To implement the changes the federal government demands would fundamentally alter Mississippi’s mental health system.
On its website, DMH reports that in 2019 it diverted $15,100,000, or 2.5% of its annual budget of $589,572,425 to services related to the lawsuit. This does not appear to be a fundamental alteration to the system from a fiscal standpoint.
The programmatic remedy demanded by the lawsuit is the option the state proposed when both parties were ordered to submit proposals. The remedy requires that the DMH ensure the services it says it already offers are available statewide. It lists specific numbers for some services. It requires the DMH to monitor the implementation and delivery of services, which state law and the DMH’s standards already require. It orders the DMH to track if services help people live in the community. It also appoints a monitor to oversee these activities.
Requiring the state to implement the plan it proposed with the services it already has doesn’t seem to fundamentally alter the system.

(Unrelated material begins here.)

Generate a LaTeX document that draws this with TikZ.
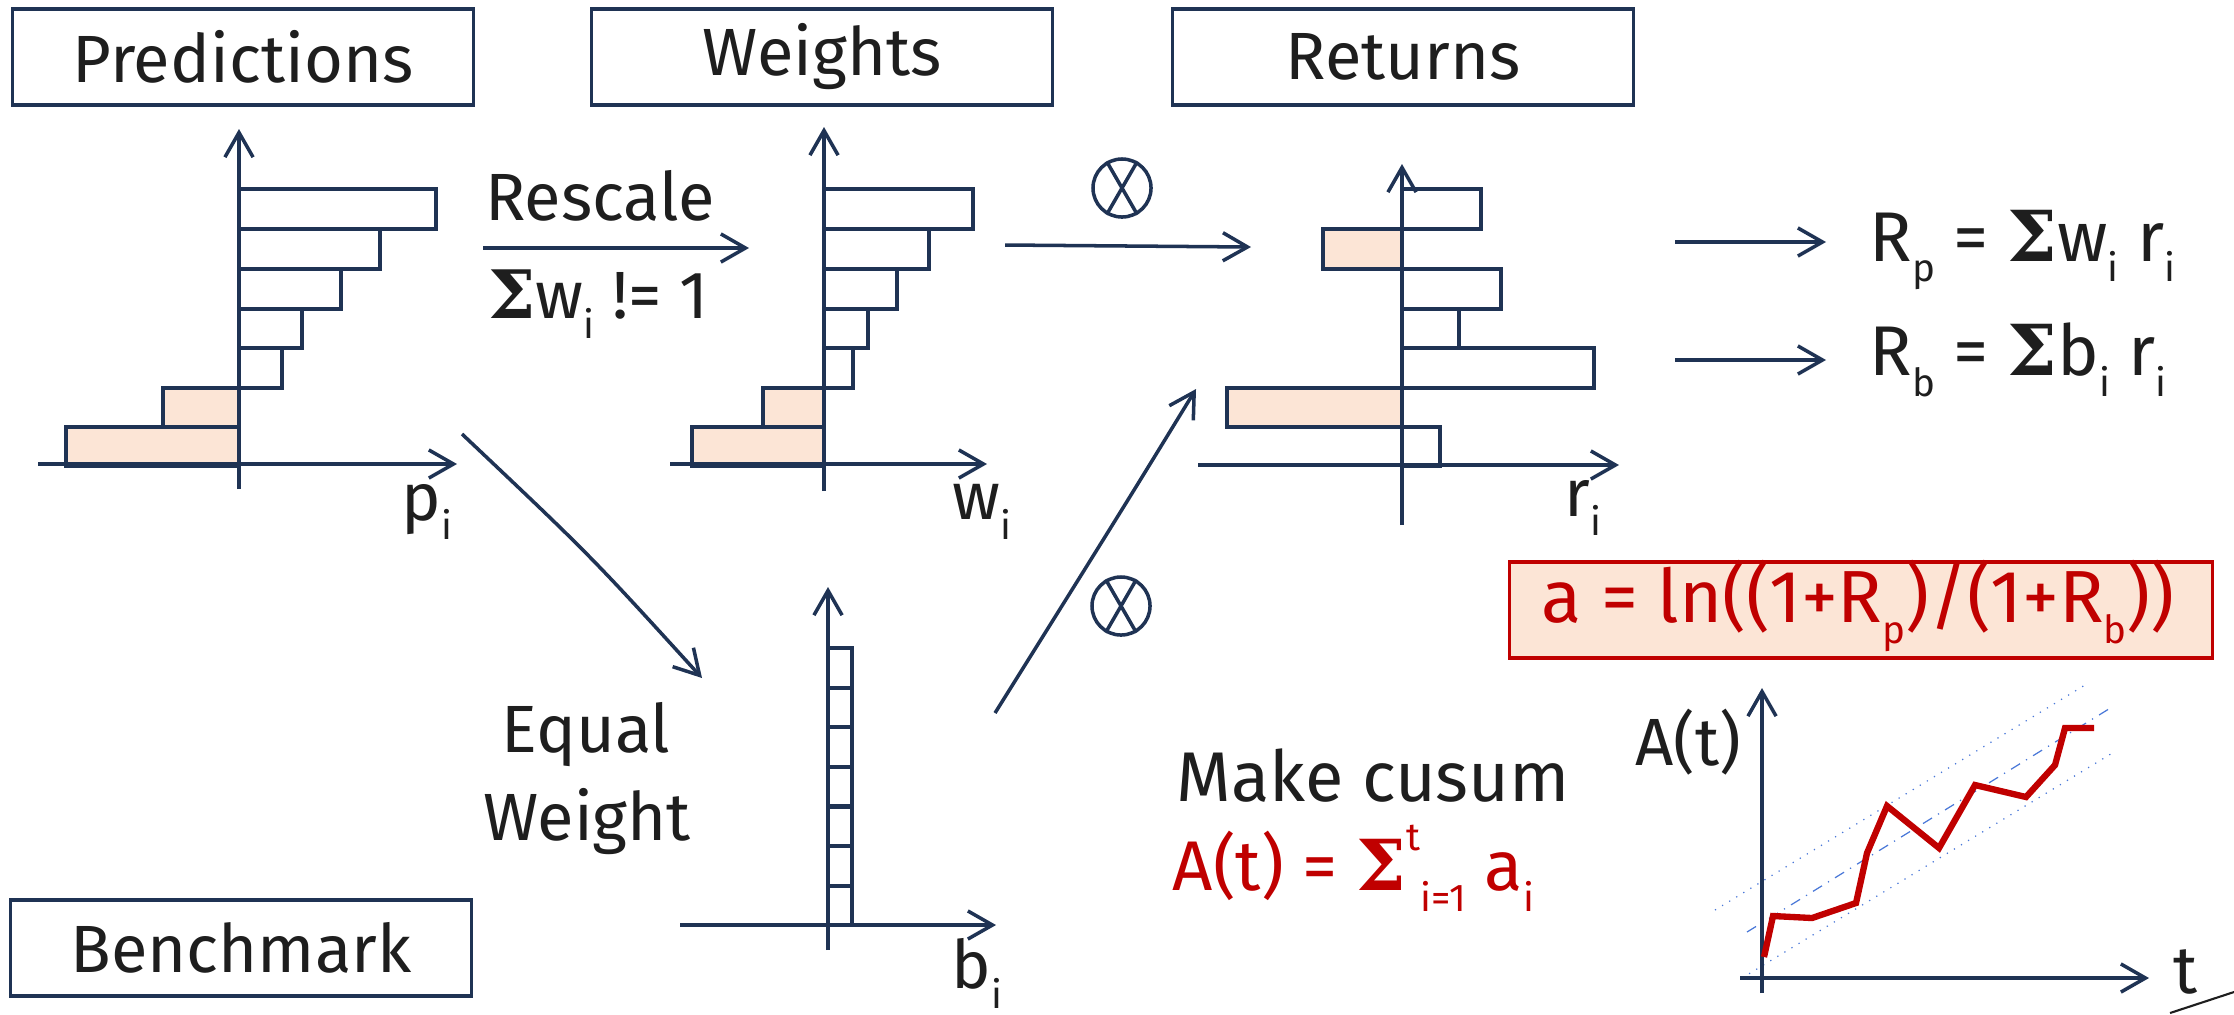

There should not be a monitor to oversee Mississippi’s compliance and progress.
In his remedial order, District Judge Carlton Reeves wrote, “…the trial record revealed a disconnect between the services promised by the State and the services delivered on the ground,” and, “To all this, the State argues that it should not be held accountable for the ‘performance’ of its mental health system.”
Judge Reeves’ observations seem to accurately reflect ongoing challenges with the mental health system. Independent monitoring increases accountability and can also support DMH in its proposed improvements.
I urge all of us to demand accountability and real-world outcomes from the mental health system regardless of how the Fifth Circuit rules. Let’s also be united in our complete objection to people being in jail for no other reason than mental illness.